--- WRITTEN EXERCISE ---
Leave out the pictures and repeat the data exactly.

--- INFORMATION SUPPLIED ---
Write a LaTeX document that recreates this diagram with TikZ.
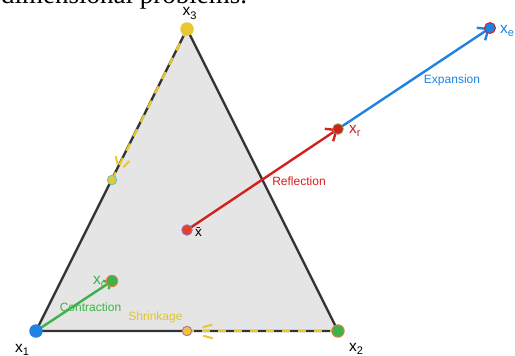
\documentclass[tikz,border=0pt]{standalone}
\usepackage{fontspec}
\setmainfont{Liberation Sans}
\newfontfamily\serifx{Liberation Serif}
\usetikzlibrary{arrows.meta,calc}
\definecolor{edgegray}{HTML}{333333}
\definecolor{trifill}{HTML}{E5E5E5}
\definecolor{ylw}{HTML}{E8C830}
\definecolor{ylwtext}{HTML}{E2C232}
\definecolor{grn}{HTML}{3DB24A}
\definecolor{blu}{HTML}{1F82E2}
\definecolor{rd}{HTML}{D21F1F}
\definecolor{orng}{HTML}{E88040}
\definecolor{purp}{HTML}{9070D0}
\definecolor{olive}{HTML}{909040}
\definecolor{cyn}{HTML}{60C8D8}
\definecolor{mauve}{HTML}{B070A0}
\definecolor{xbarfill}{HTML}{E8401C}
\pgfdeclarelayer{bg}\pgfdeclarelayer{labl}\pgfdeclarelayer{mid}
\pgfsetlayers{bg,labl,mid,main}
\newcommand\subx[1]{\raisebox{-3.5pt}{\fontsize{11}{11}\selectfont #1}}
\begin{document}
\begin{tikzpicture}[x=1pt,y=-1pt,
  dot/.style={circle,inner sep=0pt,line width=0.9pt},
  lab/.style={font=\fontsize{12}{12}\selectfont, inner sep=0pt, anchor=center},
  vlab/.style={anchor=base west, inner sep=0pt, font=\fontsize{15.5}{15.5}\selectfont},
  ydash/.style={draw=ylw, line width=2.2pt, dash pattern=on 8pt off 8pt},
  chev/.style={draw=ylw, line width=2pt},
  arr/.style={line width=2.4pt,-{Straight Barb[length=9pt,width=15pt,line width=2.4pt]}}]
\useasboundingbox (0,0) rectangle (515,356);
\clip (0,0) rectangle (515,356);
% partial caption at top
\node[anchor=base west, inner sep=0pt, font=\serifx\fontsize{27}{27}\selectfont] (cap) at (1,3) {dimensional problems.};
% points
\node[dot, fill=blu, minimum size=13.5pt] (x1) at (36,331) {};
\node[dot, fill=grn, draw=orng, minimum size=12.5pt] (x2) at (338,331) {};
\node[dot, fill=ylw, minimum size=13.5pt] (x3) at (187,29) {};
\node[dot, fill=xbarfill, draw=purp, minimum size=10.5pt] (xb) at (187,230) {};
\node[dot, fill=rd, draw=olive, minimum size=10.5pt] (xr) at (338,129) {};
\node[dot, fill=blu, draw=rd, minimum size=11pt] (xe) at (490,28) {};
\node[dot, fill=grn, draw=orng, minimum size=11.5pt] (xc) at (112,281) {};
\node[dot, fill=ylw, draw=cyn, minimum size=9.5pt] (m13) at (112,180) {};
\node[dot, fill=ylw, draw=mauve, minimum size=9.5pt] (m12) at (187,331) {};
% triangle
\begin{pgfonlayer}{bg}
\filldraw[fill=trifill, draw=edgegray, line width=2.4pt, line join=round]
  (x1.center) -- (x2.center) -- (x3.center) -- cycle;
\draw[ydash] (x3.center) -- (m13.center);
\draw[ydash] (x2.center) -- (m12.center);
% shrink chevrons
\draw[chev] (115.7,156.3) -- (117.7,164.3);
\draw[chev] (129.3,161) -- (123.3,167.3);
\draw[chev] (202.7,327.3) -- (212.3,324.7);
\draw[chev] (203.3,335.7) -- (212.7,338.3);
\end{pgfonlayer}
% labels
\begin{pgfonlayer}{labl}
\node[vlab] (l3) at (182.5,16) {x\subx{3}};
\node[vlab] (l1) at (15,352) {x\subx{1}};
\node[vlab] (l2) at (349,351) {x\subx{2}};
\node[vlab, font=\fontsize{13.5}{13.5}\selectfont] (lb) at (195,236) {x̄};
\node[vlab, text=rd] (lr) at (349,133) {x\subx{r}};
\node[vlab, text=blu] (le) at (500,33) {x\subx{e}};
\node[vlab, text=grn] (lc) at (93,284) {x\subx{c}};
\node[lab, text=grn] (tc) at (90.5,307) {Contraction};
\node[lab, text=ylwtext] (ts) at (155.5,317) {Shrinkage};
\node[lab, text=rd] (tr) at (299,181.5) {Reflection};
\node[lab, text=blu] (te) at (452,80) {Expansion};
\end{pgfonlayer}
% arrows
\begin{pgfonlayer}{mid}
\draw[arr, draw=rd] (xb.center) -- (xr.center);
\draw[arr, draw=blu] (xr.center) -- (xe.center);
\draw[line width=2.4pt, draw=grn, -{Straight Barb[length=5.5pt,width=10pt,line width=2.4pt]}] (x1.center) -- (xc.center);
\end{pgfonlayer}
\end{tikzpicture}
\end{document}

--- EXERCISE ANSWER ---
Write a LaTeX document that recreates this diagram with TikZ.
\documentclass[tikz,border=0pt]{standalone}
\usepackage{fontspec}
\setmainfont{Liberation Sans}
\newfontfamily\serifx{Liberation Serif}
\usetikzlibrary{arrows.meta,calc}
\definecolor{edgegray}{HTML}{333333}
\definecolor{trifill}{HTML}{E5E5E5}
\definecolor{ylw}{HTML}{E8C830}
\definecolor{ylwtext}{HTML}{E2C232}
\definecolor{grn}{HTML}{3DB24A}
\definecolor{blu}{HTML}{1F82E2}
\definecolor{rd}{HTML}{D21F1F}
\definecolor{orng}{HTML}{E88040}
\definecolor{purp}{HTML}{9070D0}
\definecolor{olive}{HTML}{909040}
\definecolor{cyn}{HTML}{60C8D8}
\definecolor{mauve}{HTML}{B070A0}
\definecolor{xbarfill}{HTML}{E8401C}
\pgfdeclarelayer{bg}\pgfdeclarelayer{labl}\pgfdeclarelayer{mid}
\pgfsetlayers{bg,labl,mid,main}
\newcommand\subx[1]{\raisebox{-3.5pt}{\fontsize{11}{11}\selectfont #1}}
\begin{document}
\begin{tikzpicture}[x=1pt,y=-1pt,
  dot/.style={circle,inner sep=0pt,line width=0.9pt},
  lab/.style={font=\fontsize{12}{12}\selectfont, inner sep=0pt, anchor=center},
  vlab/.style={anchor=base west, inner sep=0pt, font=\fontsize{15.5}{15.5}\selectfont},
  ydash/.style={draw=ylw, line width=2.2pt, dash pattern=on 8pt off 8pt},
  chev/.style={draw=ylw, line width=2pt},
  arr/.style={line width=2.4pt,-{Straight Barb[length=9pt,width=15pt,line width=2.4pt]}}]
\useasboundingbox (0,0) rectangle (515,356);
\clip (0,0) rectangle (515,356);
% partial caption at top
\node[anchor=base west, inner sep=0pt, font=\serifx\fontsize{27}{27}\selectfont] (cap) at (1,3) {dimensional problems.};
% points
\node[dot, fill=blu, minimum size=13.5pt] (x1) at (36,331) {};
\node[dot, fill=grn, draw=orng, minimum size=12.5pt] (x2) at (338,331) {};
\node[dot, fill=ylw, minimum size=13.5pt] (x3) at (187,29) {};
\node[dot, fill=xbarfill, draw=purp, minimum size=10.5pt] (xb) at (187,230) {};
\node[dot, fill=rd, draw=olive, minimum size=10.5pt] (xr) at (338,129) {};
\node[dot, fill=blu, draw=rd, minimum size=11pt] (xe) at (490,28) {};
\node[dot, fill=grn, draw=orng, minimum size=11.5pt] (xc) at (112,281) {};
\node[dot, fill=ylw, draw=cyn, minimum size=9.5pt] (m13) at (112,180) {};
\node[dot, fill=ylw, draw=mauve, minimum size=9.5pt] (m12) at (187,331) {};
% triangle
\begin{pgfonlayer}{bg}
\filldraw[fill=trifill, draw=edgegray, line width=2.4pt, line join=round]
  (x1.center) -- (x2.center) -- (x3.center) -- cycle;
\draw[ydash] (x3.center) -- (m13.center);
\draw[ydash] (x2.center) -- (m12.center);
% shrink chevrons
\draw[chev] (115.7,156.3) -- (117.7,164.3);
\draw[chev] (129.3,161) -- (123.3,167.3);
\draw[chev] (202.7,327.3) -- (212.3,324.7);
\draw[chev] (203.3,335.7) -- (212.7,338.3);
\end{pgfonlayer}
% labels
\begin{pgfonlayer}{labl}
\node[vlab] (l3) at (182.5,16) {x\subx{3}};
\node[vlab] (l1) at (15,352) {x\subx{1}};
\node[vlab] (l2) at (349,351) {x\subx{2}};
\node[vlab, font=\fontsize{13.5}{13.5}\selectfont] (lb) at (195,236) {x̄};
\node[vlab, text=rd] (lr) at (349,133) {x\subx{r}};
\node[vlab, text=blu] (le) at (500,33) {x\subx{e}};
\node[vlab, text=grn] (lc) at (93,284) {x\subx{c}};
\node[lab, text=grn] (tc) at (90.5,307) {Contraction};
\node[lab, text=ylwtext] (ts) at (155.5,317) {Shrinkage};
\node[lab, text=rd] (tr) at (299,181.5) {Reflection};
\node[lab, text=blu] (te) at (452,80) {Expansion};
\end{pgfonlayer}
% arrows
\begin{pgfonlayer}{mid}
\draw[arr, draw=rd] (xb.center) -- (xr.center);
\draw[arr, draw=blu] (xr.center) -- (xe.center);
\draw[line width=2.4pt, draw=grn, -{Straight Barb[length=5.5pt,width=10pt,line width=2.4pt]}] (x1.center) -- (xc.center);
\end{pgfonlayer}
\end{tikzpicture}
\end{document}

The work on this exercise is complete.